-- START SOURCE RECORDS --
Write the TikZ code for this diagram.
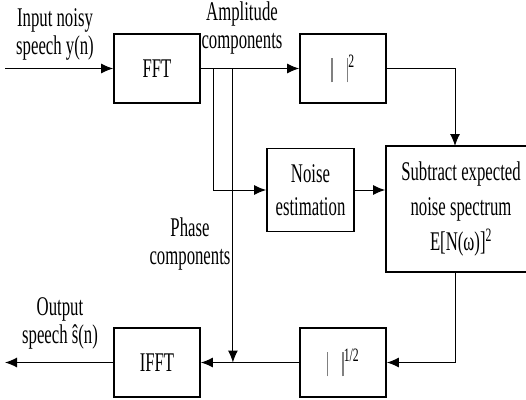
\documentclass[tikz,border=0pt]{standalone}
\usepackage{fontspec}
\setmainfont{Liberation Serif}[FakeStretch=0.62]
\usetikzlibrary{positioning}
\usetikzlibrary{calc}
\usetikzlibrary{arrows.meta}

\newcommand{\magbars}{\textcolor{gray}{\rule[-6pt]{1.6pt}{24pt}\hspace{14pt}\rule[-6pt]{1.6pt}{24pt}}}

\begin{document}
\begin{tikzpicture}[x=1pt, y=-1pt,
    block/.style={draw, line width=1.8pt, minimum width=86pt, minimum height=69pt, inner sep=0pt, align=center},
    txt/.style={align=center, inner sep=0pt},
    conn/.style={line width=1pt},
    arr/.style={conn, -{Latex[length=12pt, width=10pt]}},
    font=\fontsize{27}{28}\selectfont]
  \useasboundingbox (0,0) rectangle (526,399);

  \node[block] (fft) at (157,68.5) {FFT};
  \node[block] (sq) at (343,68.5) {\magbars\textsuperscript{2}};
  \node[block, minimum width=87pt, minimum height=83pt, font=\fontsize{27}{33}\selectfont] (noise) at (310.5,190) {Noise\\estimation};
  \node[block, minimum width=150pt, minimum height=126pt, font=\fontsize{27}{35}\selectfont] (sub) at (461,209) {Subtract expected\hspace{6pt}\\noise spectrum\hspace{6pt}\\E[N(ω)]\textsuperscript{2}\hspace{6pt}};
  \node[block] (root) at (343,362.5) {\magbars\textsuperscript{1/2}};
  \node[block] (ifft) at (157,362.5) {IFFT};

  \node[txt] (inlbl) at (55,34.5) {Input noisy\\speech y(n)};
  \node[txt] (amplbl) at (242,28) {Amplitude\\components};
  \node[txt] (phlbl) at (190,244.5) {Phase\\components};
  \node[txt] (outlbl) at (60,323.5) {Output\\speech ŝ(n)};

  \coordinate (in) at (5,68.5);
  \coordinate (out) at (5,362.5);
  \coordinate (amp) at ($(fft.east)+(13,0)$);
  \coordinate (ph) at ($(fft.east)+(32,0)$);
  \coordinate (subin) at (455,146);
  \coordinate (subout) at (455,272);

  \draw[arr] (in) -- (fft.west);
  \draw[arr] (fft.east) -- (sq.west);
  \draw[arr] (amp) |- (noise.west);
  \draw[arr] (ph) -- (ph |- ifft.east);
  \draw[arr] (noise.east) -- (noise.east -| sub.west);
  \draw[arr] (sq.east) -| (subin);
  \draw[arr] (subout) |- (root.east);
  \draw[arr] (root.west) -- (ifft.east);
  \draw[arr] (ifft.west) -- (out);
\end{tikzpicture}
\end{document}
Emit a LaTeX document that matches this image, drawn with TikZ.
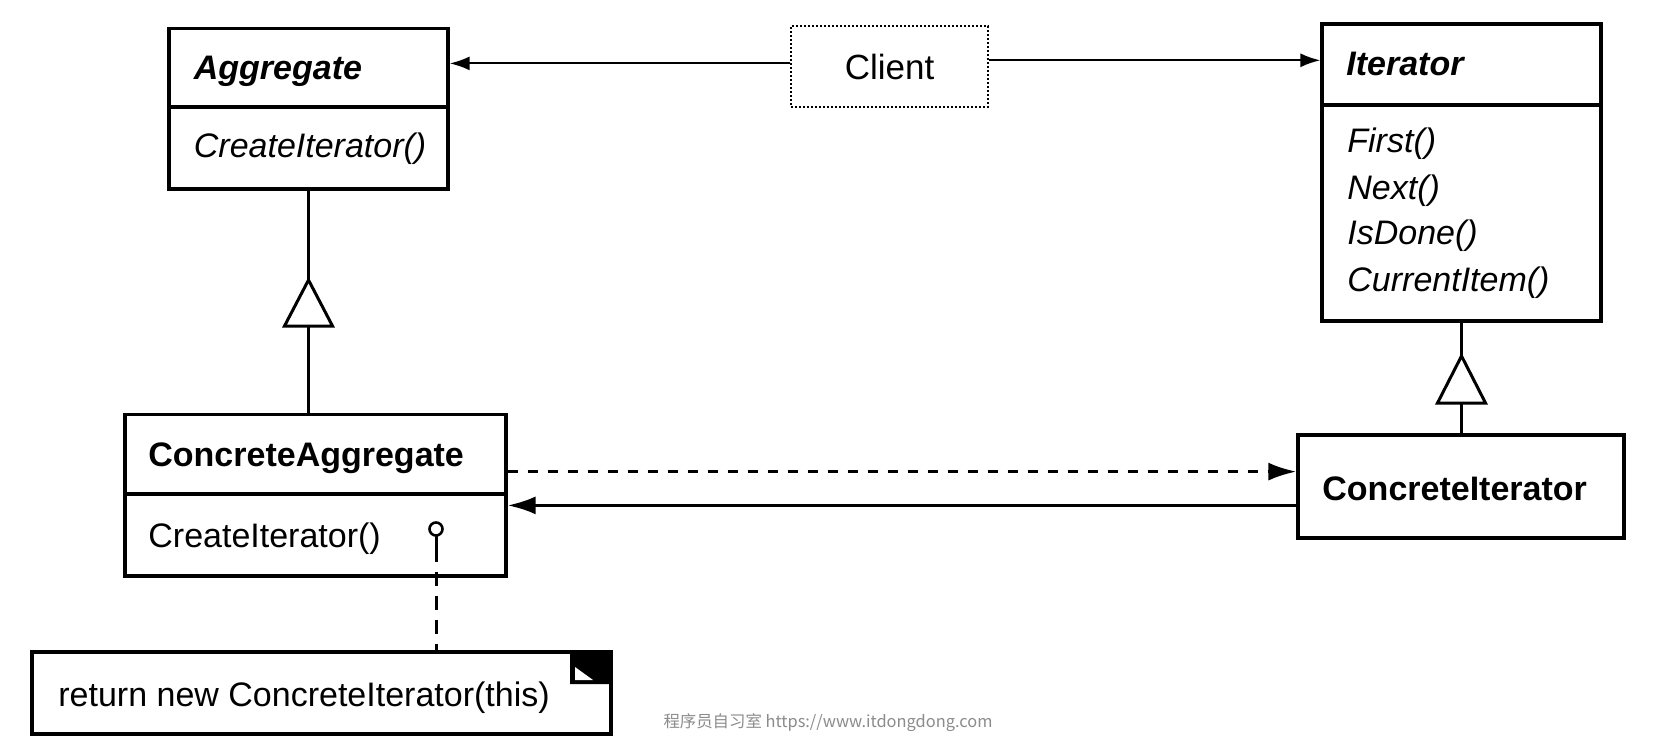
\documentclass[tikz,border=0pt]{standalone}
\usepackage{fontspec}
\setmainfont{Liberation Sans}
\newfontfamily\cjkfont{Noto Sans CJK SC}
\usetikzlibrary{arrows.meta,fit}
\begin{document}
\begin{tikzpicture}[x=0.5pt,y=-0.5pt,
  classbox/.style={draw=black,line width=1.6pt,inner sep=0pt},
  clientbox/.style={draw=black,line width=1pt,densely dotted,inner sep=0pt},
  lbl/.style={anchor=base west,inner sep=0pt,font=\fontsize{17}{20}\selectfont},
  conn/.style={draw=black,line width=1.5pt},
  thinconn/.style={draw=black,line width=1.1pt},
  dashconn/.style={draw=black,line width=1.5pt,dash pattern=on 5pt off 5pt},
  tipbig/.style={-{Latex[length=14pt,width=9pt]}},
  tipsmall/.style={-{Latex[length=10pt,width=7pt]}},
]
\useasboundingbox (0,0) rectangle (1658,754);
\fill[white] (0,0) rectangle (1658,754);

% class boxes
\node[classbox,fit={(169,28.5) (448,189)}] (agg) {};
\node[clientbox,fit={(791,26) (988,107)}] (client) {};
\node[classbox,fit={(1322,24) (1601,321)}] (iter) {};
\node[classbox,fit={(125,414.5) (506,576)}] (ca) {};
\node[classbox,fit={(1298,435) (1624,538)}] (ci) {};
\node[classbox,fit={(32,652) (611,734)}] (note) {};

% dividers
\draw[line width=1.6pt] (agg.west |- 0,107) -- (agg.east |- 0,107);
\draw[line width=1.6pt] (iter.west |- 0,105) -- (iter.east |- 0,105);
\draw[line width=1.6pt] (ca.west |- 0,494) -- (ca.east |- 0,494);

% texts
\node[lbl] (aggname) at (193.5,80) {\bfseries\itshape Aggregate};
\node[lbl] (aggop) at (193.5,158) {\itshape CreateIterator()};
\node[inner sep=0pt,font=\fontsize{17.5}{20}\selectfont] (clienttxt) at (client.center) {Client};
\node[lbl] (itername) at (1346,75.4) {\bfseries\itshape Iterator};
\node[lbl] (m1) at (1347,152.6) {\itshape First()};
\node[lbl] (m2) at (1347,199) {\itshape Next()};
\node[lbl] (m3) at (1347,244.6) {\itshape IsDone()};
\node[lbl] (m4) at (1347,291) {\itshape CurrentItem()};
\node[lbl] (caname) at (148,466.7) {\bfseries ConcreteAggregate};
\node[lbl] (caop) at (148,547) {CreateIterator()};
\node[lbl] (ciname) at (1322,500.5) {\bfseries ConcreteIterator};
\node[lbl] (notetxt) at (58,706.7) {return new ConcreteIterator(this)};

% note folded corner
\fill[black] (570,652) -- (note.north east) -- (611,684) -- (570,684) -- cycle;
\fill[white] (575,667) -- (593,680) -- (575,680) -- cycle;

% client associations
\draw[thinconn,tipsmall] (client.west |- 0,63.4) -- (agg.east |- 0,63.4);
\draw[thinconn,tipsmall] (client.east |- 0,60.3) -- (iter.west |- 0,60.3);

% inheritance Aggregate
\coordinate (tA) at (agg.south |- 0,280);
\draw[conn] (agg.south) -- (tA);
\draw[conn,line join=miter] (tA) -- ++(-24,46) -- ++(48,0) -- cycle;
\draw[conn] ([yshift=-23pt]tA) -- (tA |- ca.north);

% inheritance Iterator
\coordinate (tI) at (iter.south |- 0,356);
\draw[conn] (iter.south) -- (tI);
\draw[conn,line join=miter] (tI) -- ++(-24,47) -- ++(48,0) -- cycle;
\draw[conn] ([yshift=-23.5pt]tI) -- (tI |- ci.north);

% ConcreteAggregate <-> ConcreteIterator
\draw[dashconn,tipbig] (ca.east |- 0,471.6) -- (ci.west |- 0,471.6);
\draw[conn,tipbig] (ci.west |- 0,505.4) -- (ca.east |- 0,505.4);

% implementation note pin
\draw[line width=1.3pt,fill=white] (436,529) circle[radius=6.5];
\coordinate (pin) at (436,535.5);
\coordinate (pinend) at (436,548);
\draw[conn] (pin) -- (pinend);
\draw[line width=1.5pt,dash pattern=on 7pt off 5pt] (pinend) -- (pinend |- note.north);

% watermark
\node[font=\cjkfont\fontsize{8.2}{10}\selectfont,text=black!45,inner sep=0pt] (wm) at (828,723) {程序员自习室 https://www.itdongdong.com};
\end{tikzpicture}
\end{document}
-- END SOURCE RECORDS --
DO THIS >> Your copy of the data should match it exactly, except that pictures are left out.

THE SOLUTION >>
Write the TikZ code for this diagram.
\documentclass[tikz,border=0pt]{standalone}
\usepackage{fontspec}
\setmainfont{Liberation Serif}[FakeStretch=0.62]
\usetikzlibrary{positioning}
\usetikzlibrary{calc}
\usetikzlibrary{arrows.meta}

\newcommand{\magbars}{\textcolor{gray}{\rule[-6pt]{1.6pt}{24pt}\hspace{14pt}\rule[-6pt]{1.6pt}{24pt}}}

\begin{document}
\begin{tikzpicture}[x=1pt, y=-1pt,
    block/.style={draw, line width=1.8pt, minimum width=86pt, minimum height=69pt, inner sep=0pt, align=center},
    txt/.style={align=center, inner sep=0pt},
    conn/.style={line width=1pt},
    arr/.style={conn, -{Latex[length=12pt, width=10pt]}},
    font=\fontsize{27}{28}\selectfont]
  \useasboundingbox (0,0) rectangle (526,399);

  \node[block] (fft) at (157,68.5) {FFT};
  \node[block] (sq) at (343,68.5) {\magbars\textsuperscript{2}};
  \node[block, minimum width=87pt, minimum height=83pt, font=\fontsize{27}{33}\selectfont] (noise) at (310.5,190) {Noise\\estimation};
  \node[block, minimum width=150pt, minimum height=126pt, font=\fontsize{27}{35}\selectfont] (sub) at (461,209) {Subtract expected\hspace{6pt}\\noise spectrum\hspace{6pt}\\E[N(ω)]\textsuperscript{2}\hspace{6pt}};
  \node[block] (root) at (343,362.5) {\magbars\textsuperscript{1/2}};
  \node[block] (ifft) at (157,362.5) {IFFT};

  \node[txt] (inlbl) at (55,34.5) {Input noisy\\speech y(n)};
  \node[txt] (amplbl) at (242,28) {Amplitude\\components};
  \node[txt] (phlbl) at (190,244.5) {Phase\\components};
  \node[txt] (outlbl) at (60,323.5) {Output\\speech ŝ(n)};

  \coordinate (in) at (5,68.5);
  \coordinate (out) at (5,362.5);
  \coordinate (amp) at ($(fft.east)+(13,0)$);
  \coordinate (ph) at ($(fft.east)+(32,0)$);
  \coordinate (subin) at (455,146);
  \coordinate (subout) at (455,272);

  \draw[arr] (in) -- (fft.west);
  \draw[arr] (fft.east) -- (sq.west);
  \draw[arr] (amp) |- (noise.west);
  \draw[arr] (ph) -- (ph |- ifft.east);
  \draw[arr] (noise.east) -- (noise.east -| sub.west);
  \draw[arr] (sq.east) -| (subin);
  \draw[arr] (subout) |- (root.east);
  \draw[arr] (root.west) -- (ifft.east);
  \draw[arr] (ifft.west) -- (out);
\end{tikzpicture}
\end{document}
Emit a LaTeX document that matches this image, drawn with TikZ.
\documentclass[tikz,border=0pt]{standalone}
\usepackage{fontspec}
\setmainfont{Liberation Sans}
\newfontfamily\cjkfont{Noto Sans CJK SC}
\usetikzlibrary{arrows.meta,fit}
\begin{document}
\begin{tikzpicture}[x=0.5pt,y=-0.5pt,
  classbox/.style={draw=black,line width=1.6pt,inner sep=0pt},
  clientbox/.style={draw=black,line width=1pt,densely dotted,inner sep=0pt},
  lbl/.style={anchor=base west,inner sep=0pt,font=\fontsize{17}{20}\selectfont},
  conn/.style={draw=black,line width=1.5pt},
  thinconn/.style={draw=black,line width=1.1pt},
  dashconn/.style={draw=black,line width=1.5pt,dash pattern=on 5pt off 5pt},
  tipbig/.style={-{Latex[length=14pt,width=9pt]}},
  tipsmall/.style={-{Latex[length=10pt,width=7pt]}},
]
\useasboundingbox (0,0) rectangle (1658,754);
\fill[white] (0,0) rectangle (1658,754);

% class boxes
\node[classbox,fit={(169,28.5) (448,189)}] (agg) {};
\node[clientbox,fit={(791,26) (988,107)}] (client) {};
\node[classbox,fit={(1322,24) (1601,321)}] (iter) {};
\node[classbox,fit={(125,414.5) (506,576)}] (ca) {};
\node[classbox,fit={(1298,435) (1624,538)}] (ci) {};
\node[classbox,fit={(32,652) (611,734)}] (note) {};

% dividers
\draw[line width=1.6pt] (agg.west |- 0,107) -- (agg.east |- 0,107);
\draw[line width=1.6pt] (iter.west |- 0,105) -- (iter.east |- 0,105);
\draw[line width=1.6pt] (ca.west |- 0,494) -- (ca.east |- 0,494);

% texts
\node[lbl] (aggname) at (193.5,80) {\bfseries\itshape Aggregate};
\node[lbl] (aggop) at (193.5,158) {\itshape CreateIterator()};
\node[inner sep=0pt,font=\fontsize{17.5}{20}\selectfont] (clienttxt) at (client.center) {Client};
\node[lbl] (itername) at (1346,75.4) {\bfseries\itshape Iterator};
\node[lbl] (m1) at (1347,152.6) {\itshape First()};
\node[lbl] (m2) at (1347,199) {\itshape Next()};
\node[lbl] (m3) at (1347,244.6) {\itshape IsDone()};
\node[lbl] (m4) at (1347,291) {\itshape CurrentItem()};
\node[lbl] (caname) at (148,466.7) {\bfseries ConcreteAggregate};
\node[lbl] (caop) at (148,547) {CreateIterator()};
\node[lbl] (ciname) at (1322,500.5) {\bfseries ConcreteIterator};
\node[lbl] (notetxt) at (58,706.7) {return new ConcreteIterator(this)};

% note folded corner
\fill[black] (570,652) -- (note.north east) -- (611,684) -- (570,684) -- cycle;
\fill[white] (575,667) -- (593,680) -- (575,680) -- cycle;

% client associations
\draw[thinconn,tipsmall] (client.west |- 0,63.4) -- (agg.east |- 0,63.4);
\draw[thinconn,tipsmall] (client.east |- 0,60.3) -- (iter.west |- 0,60.3);

% inheritance Aggregate
\coordinate (tA) at (agg.south |- 0,280);
\draw[conn] (agg.south) -- (tA);
\draw[conn,line join=miter] (tA) -- ++(-24,46) -- ++(48,0) -- cycle;
\draw[conn] ([yshift=-23pt]tA) -- (tA |- ca.north);

% inheritance Iterator
\coordinate (tI) at (iter.south |- 0,356);
\draw[conn] (iter.south) -- (tI);
\draw[conn,line join=miter] (tI) -- ++(-24,47) -- ++(48,0) -- cycle;
\draw[conn] ([yshift=-23.5pt]tI) -- (tI |- ci.north);

% ConcreteAggregate <-> ConcreteIterator
\draw[dashconn,tipbig] (ca.east |- 0,471.6) -- (ci.west |- 0,471.6);
\draw[conn,tipbig] (ci.west |- 0,505.4) -- (ca.east |- 0,505.4);

% implementation note pin
\draw[line width=1.3pt,fill=white] (436,529) circle[radius=6.5];
\coordinate (pin) at (436,535.5);
\coordinate (pinend) at (436,548);
\draw[conn] (pin) -- (pinend);
\draw[line width=1.5pt,dash pattern=on 7pt off 5pt] (pinend) -- (pinend |- note.north);

% watermark
\node[font=\cjkfont\fontsize{8.2}{10}\selectfont,text=black!45,inner sep=0pt] (wm) at (828,723) {程序员自习室 https://www.itdongdong.com};
\end{tikzpicture}
\end{document}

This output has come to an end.